Being an investor requires you to be part rational analyst, part number cruncher, and part armchair psychologist (and a lot of other parts as well). On the armchair psychologist side, you have to determine what other investors are thinking and determine whether this sentiment has reached a local maximum or minimum with respect to the expectations that are implied in market pricing.
So when I see a headline like “Equities are dead, long live bonds” it gets my attention. Not because there is any information in the headline, but rather that it is an indicator of sentiment. Although a single news article is never enough to give a definitive indication of sentiment, multiple articles over a short period of time spread across all sorts of non-specialized ‘conventional’ media tend to send signals.
While mining for this information is difficult without realizing that retrospective analysis is 20/20, recent memories such as the tech/internet mania in the late 90’s and early 00’s come to mind.
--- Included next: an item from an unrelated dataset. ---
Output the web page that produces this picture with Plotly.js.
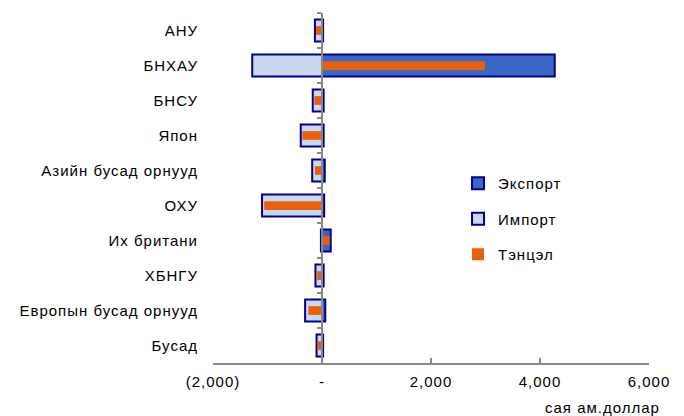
<!DOCTYPE html>
<html>
<head>
<meta charset="utf-8">
<script src="https://cdn.plot.ly/plotly-3.0.1.min.js"></script>
<style>
html,body{margin:0;padding:0;background:#fff;}
#chart{width:684px;height:416px;}
.xtick text,.ytick text,.legendtext,.annotation-text{letter-spacing:1px;}
</style>
</head>
<body>
<div id="chart"></div>
<script>
const categories = ['АНУ','БНХАУ','БНСУ','Япон','Азийн бусад орнууд','ОХУ','Их британи','ХБНГУ','Европын бусад орнууд','Бусад'];
const exportVals = [20, 4270, 30, 30, 50, 40, 160, 30, 60, 20];
const importVals = [130, 1280, 170, 390, 180, 1100, 20, 120, 310, 100];
const balanceVals = [-110, 2990, -140, -360, -130, -1060, 140, -90, -250, -80];
const xTickVals = [-2000, 0, 2000, 4000, 6000];
const xTickText = ['(2,000)', '-', '2,000', '4,000', '6,000'];
const unitLabel = 'сая ам.доллар';

const navy = '#00008B';
const font = {family: 'Liberation Sans, Arial, sans-serif', size: 15, color: '#000'};

const traces = [
  {type:'bar', orientation:'h', name:'Экспорт', y:categories, x:exportVals,
   width:0.63, marker:{color:'#3A67C4', line:{color:navy, width:2}},
   legendgroup:'a', xaxis:'x', yaxis:'y', hoverinfo:'skip'},
  {type:'bar', orientation:'h', name:'Импорт', y:categories, x:importVals.map(v => -v),
   width:0.63, marker:{color:'#C9D8F0', line:{color:navy, width:2}},
   legendgroup:'b', xaxis:'x', yaxis:'y', hoverinfo:'skip'},
  {type:'bar', orientation:'h', name:'Тэнцэл', y:categories, x:balanceVals,
   width:0.25, marker:{color:'#E8600A', line:{width:0}},
   legendgroup:'c', xaxis:'x', yaxis:'y2', hoverinfo:'skip'}
];

const layout = {
  width:684, height:416,
  margin:{l:213, r:35, t:13, b:53},
  paper_bgcolor:'#fff', plot_bgcolor:'#fff',
  font: font,
  barmode:'overlay',
  showlegend:true,
  legend:{x:0.562, y:0.56, xanchor:'left', yanchor:'top', font:font,
          tracegroupgap:13, bgcolor:'rgba(0,0,0,0)', traceorder:'grouped'},
  xaxis:{range:[-2000, 6000], tickvals:xTickVals, ticktext:xTickText,
         showgrid:false, zeroline:false, showline:true, linecolor:'#888', linewidth:2,
         ticks:'inside', ticklen:5, tickwidth:2, tickcolor:'#888',
         ticklabelstandoff:4, tickfont:font, fixedrange:true},
  yaxis:{type:'category', categoryorder:'array', categoryarray:categories,
         range:[9.5, -0.5], showgrid:false, zeroline:false, showline:false,
         ticks:'', ticklabelstandoff:14, tickfont:font, fixedrange:true},
  yaxis2:{type:'category', categoryorder:'array', categoryarray:categories,
          range:[9.5, -0.5], overlaying:'y', anchor:'free', position:0.25, side:'left',
          showgrid:false, zeroline:false, showline:true, linecolor:'#888', linewidth:2,
          ticks:'outside', tickson:'boundaries', ticklen:4, tickwidth:2, tickcolor:'#888',
          showticklabels:false, fixedrange:true},
  annotations:[{text:unitLabel, xref:'paper', yref:'paper', x:1.03, y:-0.126,
                xanchor:'right', yanchor:'middle', showarrow:false, font:font}]
};

Plotly.newPlot('chart', traces, layout, {displayModeBar:false, staticPlot:true});
</script>
</body>
</html>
Also, in the early 80’s when gold was bidded up to the moon, and the US currency was widely known as future toilet paper (along with those 15% 30-year government bond yields) made a sell gold / buy bonds trade to be the trade of that particular decade.
Trying to mine this information for future use, rather than historical use, might be impossible task. Who knows. Sometimes the masses are right.
The masses are always “right”. All that you have to remember is to look for an exit before the masses go over a cliff. Easier said than done.